Royal is like his mother, Ester, and his father, Gabriel, in his younger days. He is not concerned with churchgoing and giving up earthly pleasures. He is motivated solely by his own desires. Never is he seen to act with any responsibility. The only time he does attempt to act in benefit of a cause outside of himself is when he tries to join the army; however, he is prevented from joining by his grandmother.
Even after his death, Royal continues to be an important character in the novel, affecting the lives of others who know nothing of him. Gabriel cannot accept the fact that it is his illegitimate stepson, John, and not his biological children (Royal or Roy), who is active in the church. Gabriel punishes the unwitting and bewildered child for taking the rightful place of his own sons, a place that neither son had or has any interest in. Gabriel finds it inconceivable and infuriating that John would be saved while his other sons are lost. Royal is literally lost to the grave, while the young and willful Roy seems to be lost to the dangerous lifestyle that his father escaped and that claimed the life of his half-brother. Elizabeth is not safe from Gabriel's memories of Royal either.
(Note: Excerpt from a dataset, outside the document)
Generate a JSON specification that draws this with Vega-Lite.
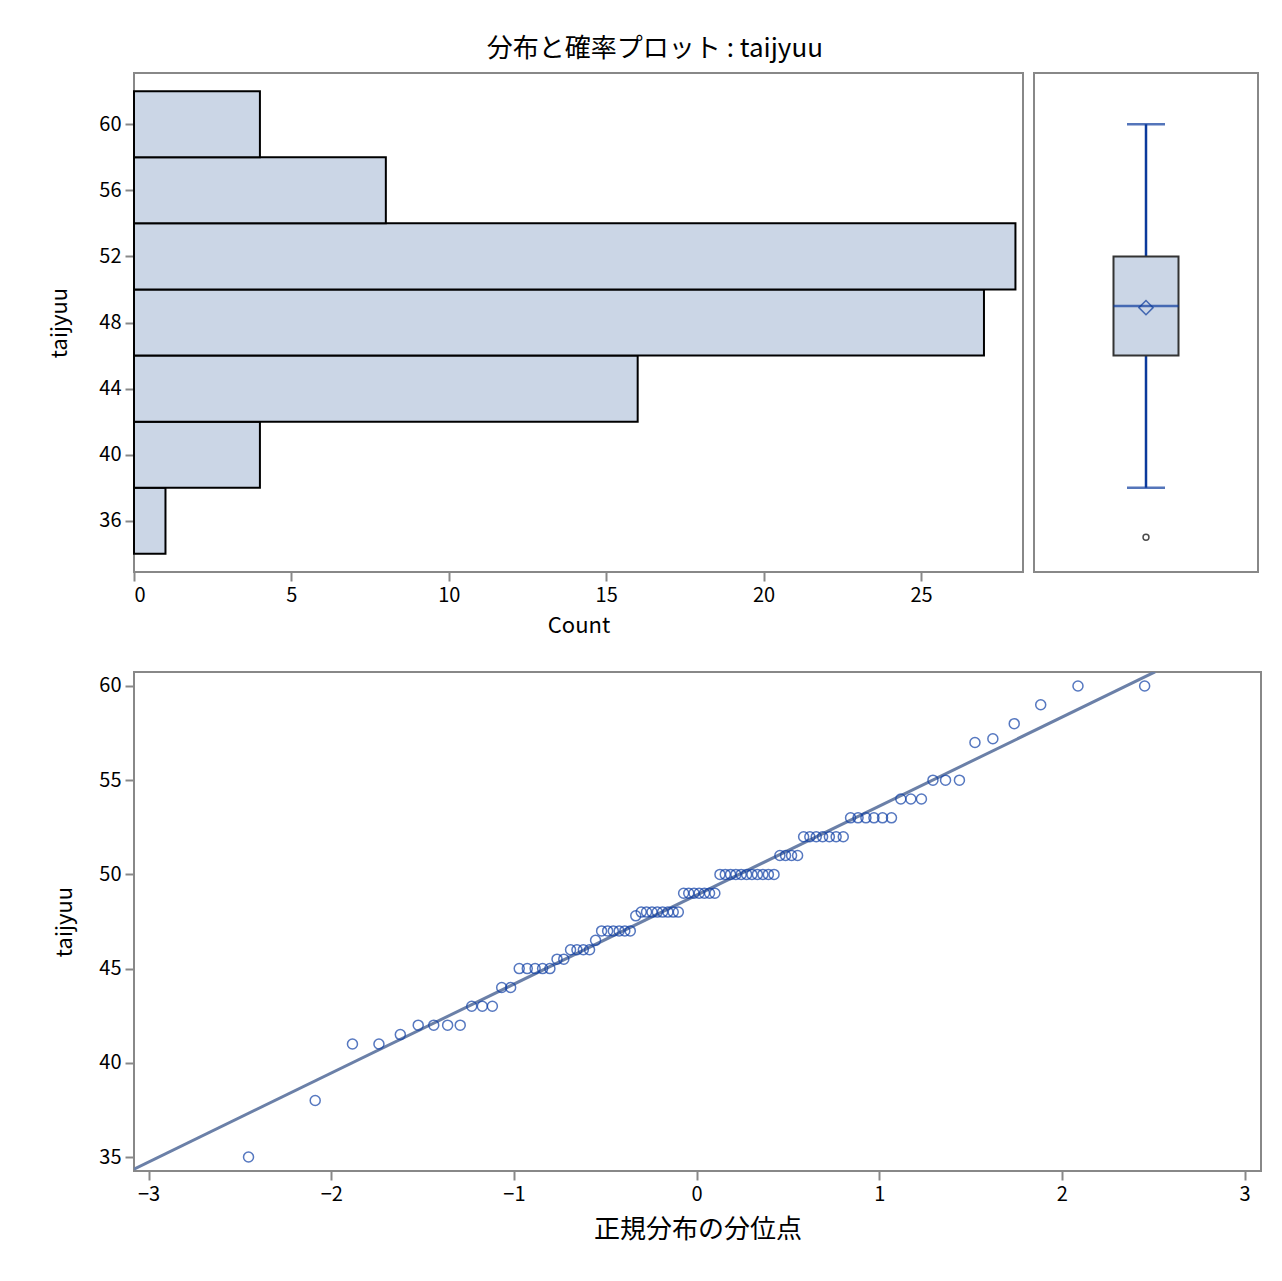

When she unwittingly reminds Gabriel of his first son's death from a stab wound, Gabriel strikes her and knocks her to the floor.
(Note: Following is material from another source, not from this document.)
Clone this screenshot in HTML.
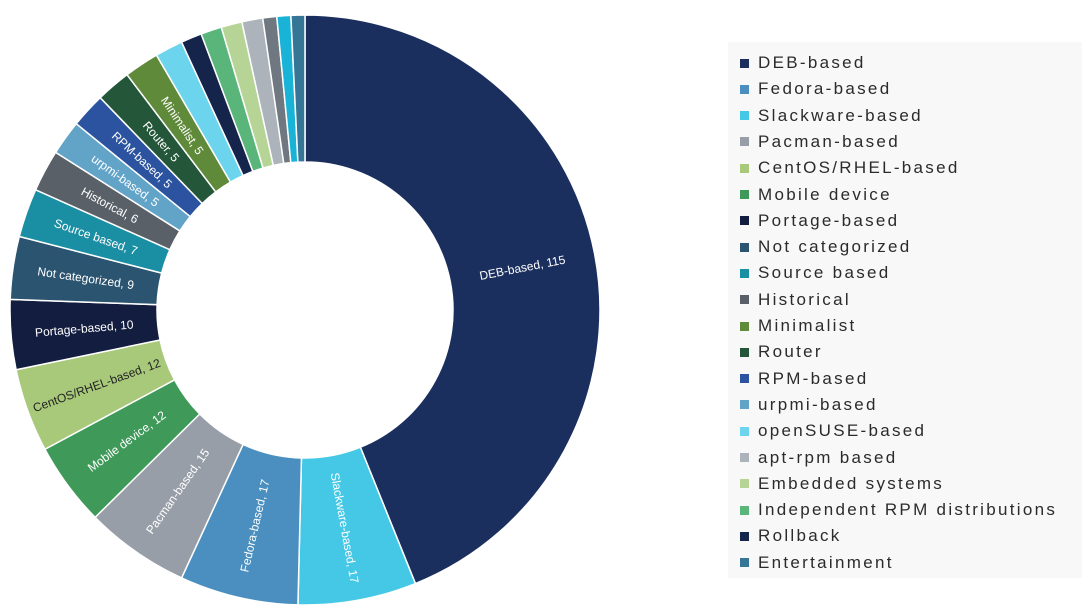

Memories of Royal serve as a constant reminder to Gabriel of his own fallibility and potential for sin. Reminders of Royal also fuel Gabriel's guilt for fathering a child but not raising him, allowing him to go off by himself and be killed. Royal's ghost is omnipresent in the Grimes household, acting as a barrier between Gabriel and his family, a barrier that prevents real communication, honesty, and acceptance among those who should be close to one another.